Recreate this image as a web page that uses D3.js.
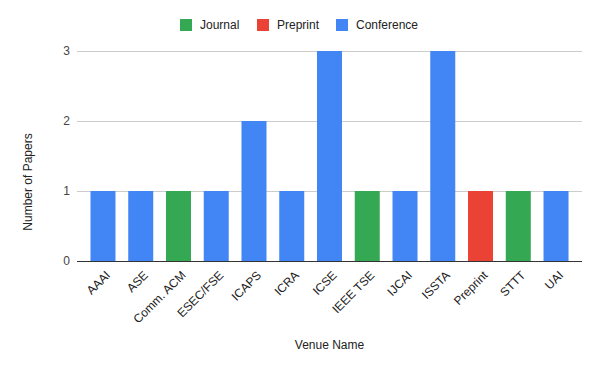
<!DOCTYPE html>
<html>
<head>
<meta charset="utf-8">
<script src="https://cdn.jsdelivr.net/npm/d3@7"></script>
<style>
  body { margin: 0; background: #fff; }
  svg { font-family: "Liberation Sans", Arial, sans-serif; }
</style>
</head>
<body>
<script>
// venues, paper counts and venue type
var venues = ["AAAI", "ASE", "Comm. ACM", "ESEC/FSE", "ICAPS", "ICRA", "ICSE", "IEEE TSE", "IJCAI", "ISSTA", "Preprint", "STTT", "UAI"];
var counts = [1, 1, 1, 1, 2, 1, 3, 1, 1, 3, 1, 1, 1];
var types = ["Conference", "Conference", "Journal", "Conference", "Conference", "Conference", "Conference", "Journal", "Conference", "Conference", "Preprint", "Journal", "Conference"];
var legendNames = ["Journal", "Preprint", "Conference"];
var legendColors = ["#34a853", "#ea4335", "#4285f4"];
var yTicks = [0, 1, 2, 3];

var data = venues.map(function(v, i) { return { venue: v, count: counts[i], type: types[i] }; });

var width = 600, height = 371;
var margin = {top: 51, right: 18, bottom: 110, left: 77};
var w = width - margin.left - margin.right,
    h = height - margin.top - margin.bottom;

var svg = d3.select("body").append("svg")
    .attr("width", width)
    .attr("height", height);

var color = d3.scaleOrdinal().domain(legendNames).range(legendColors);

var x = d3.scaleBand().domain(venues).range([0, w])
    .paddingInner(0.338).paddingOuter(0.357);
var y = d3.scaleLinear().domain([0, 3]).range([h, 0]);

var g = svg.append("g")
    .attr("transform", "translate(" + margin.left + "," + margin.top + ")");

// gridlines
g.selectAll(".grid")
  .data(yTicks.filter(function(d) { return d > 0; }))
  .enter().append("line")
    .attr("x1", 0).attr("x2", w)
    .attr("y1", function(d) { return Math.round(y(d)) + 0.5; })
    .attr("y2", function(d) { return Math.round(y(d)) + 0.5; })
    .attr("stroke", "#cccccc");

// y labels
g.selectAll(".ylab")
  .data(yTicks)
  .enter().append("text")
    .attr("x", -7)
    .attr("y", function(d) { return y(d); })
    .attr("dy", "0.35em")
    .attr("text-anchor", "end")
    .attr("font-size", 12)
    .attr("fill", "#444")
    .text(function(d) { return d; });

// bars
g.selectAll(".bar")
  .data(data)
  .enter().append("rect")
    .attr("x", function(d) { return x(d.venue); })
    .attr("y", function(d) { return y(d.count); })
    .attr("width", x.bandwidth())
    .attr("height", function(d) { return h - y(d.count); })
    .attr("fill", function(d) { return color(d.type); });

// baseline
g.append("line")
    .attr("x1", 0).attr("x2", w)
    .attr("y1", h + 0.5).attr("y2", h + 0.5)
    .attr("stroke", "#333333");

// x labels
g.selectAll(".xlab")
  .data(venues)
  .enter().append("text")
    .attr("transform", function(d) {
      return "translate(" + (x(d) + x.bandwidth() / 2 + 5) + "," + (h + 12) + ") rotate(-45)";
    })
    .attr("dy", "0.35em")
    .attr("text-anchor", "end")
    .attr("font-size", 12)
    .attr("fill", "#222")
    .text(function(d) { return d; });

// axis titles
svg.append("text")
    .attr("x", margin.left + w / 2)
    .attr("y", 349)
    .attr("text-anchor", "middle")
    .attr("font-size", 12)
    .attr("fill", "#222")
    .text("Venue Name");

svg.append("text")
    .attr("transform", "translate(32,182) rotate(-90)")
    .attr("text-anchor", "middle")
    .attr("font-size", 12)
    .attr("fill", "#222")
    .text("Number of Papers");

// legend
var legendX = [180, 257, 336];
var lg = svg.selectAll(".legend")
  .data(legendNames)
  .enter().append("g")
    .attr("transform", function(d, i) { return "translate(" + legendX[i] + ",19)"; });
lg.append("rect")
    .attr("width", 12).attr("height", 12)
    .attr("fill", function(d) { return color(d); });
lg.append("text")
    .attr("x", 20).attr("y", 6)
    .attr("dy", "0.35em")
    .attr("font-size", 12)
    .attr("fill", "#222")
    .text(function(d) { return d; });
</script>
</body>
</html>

########################################

Reproduce each line exactly, please, except for any pictures.

Recreate this image as a web page that uses D3.js.
<!DOCTYPE html>
<html>
<head>
<meta charset="utf-8">
<script src="https://cdn.jsdelivr.net/npm/d3@7"></script>
<style>
  body { margin: 0; background: #fff; }
  svg { font-family: "Liberation Sans", Arial, sans-serif; }
</style>
</head>
<body>
<script>
// venues, paper counts and venue type
var venues = ["AAAI", "ASE", "Comm. ACM", "ESEC/FSE", "ICAPS", "ICRA", "ICSE", "IEEE TSE", "IJCAI", "ISSTA", "Preprint", "STTT", "UAI"];
var counts = [1, 1, 1, 1, 2, 1, 3, 1, 1, 3, 1, 1, 1];
var types = ["Conference", "Conference", "Journal", "Conference", "Conference", "Conference", "Conference", "Journal", "Conference", "Conference", "Preprint", "Journal", "Conference"];
var legendNames = ["Journal", "Preprint", "Conference"];
var legendColors = ["#34a853", "#ea4335", "#4285f4"];
var yTicks = [0, 1, 2, 3];

var data = venues.map(function(v, i) { return { venue: v, count: counts[i], type: types[i] }; });

var width = 600, height = 371;
var margin = {top: 51, right: 18, bottom: 110, left: 77};
var w = width - margin.left - margin.right,
    h = height - margin.top - margin.bottom;

var svg = d3.select("body").append("svg")
    .attr("width", width)
    .attr("height", height);

var color = d3.scaleOrdinal().domain(legendNames).range(legendColors);

var x = d3.scaleBand().domain(venues).range([0, w])
    .paddingInner(0.338).paddingOuter(0.357);
var y = d3.scaleLinear().domain([0, 3]).range([h, 0]);

var g = svg.append("g")
    .attr("transform", "translate(" + margin.left + "," + margin.top + ")");

// gridlines
g.selectAll(".grid")
  .data(yTicks.filter(function(d) { return d > 0; }))
  .enter().append("line")
    .attr("x1", 0).attr("x2", w)
    .attr("y1", function(d) { return Math.round(y(d)) + 0.5; })
    .attr("y2", function(d) { return Math.round(y(d)) + 0.5; })
    .attr("stroke", "#cccccc");

// y labels
g.selectAll(".ylab")
  .data(yTicks)
  .enter().append("text")
    .attr("x", -7)
    .attr("y", function(d) { return y(d); })
    .attr("dy", "0.35em")
    .attr("text-anchor", "end")
    .attr("font-size", 12)
    .attr("fill", "#444")
    .text(function(d) { return d; });

// bars
g.selectAll(".bar")
  .data(data)
  .enter().append("rect")
    .attr("x", function(d) { return x(d.venue); })
    .attr("y", function(d) { return y(d.count); })
    .attr("width", x.bandwidth())
    .attr("height", function(d) { return h - y(d.count); })
    .attr("fill", function(d) { return color(d.type); });

// baseline
g.append("line")
    .attr("x1", 0).attr("x2", w)
    .attr("y1", h + 0.5).attr("y2", h + 0.5)
    .attr("stroke", "#333333");

// x labels
g.selectAll(".xlab")
  .data(venues)
  .enter().append("text")
    .attr("transform", function(d) {
      return "translate(" + (x(d) + x.bandwidth() / 2 + 5) + "," + (h + 12) + ") rotate(-45)";
    })
    .attr("dy", "0.35em")
    .attr("text-anchor", "end")
    .attr("font-size", 12)
    .attr("fill", "#222")
    .text(function(d) { return d; });

// axis titles
svg.append("text")
    .attr("x", margin.left + w / 2)
    .attr("y", 349)
    .attr("text-anchor", "middle")
    .attr("font-size", 12)
    .attr("fill", "#222")
    .text("Venue Name");

svg.append("text")
    .attr("transform", "translate(32,182) rotate(-90)")
    .attr("text-anchor", "middle")
    .attr("font-size", 12)
    .attr("fill", "#222")
    .text("Number of Papers");

// legend
var legendX = [180, 257, 336];
var lg = svg.selectAll(".legend")
  .data(legendNames)
  .enter().append("g")
    .attr("transform", function(d, i) { return "translate(" + legendX[i] + ",19)"; });
lg.append("rect")
    .attr("width", 12).attr("height", 12)
    .attr("fill", function(d) { return color(d); });
lg.append("text")
    .attr("x", 20).attr("y", 6)
    .attr("dy", "0.35em")
    .attr("font-size", 12)
    .attr("fill", "#222")
    .text(function(d) { return d; });
</script>
</body>
</html>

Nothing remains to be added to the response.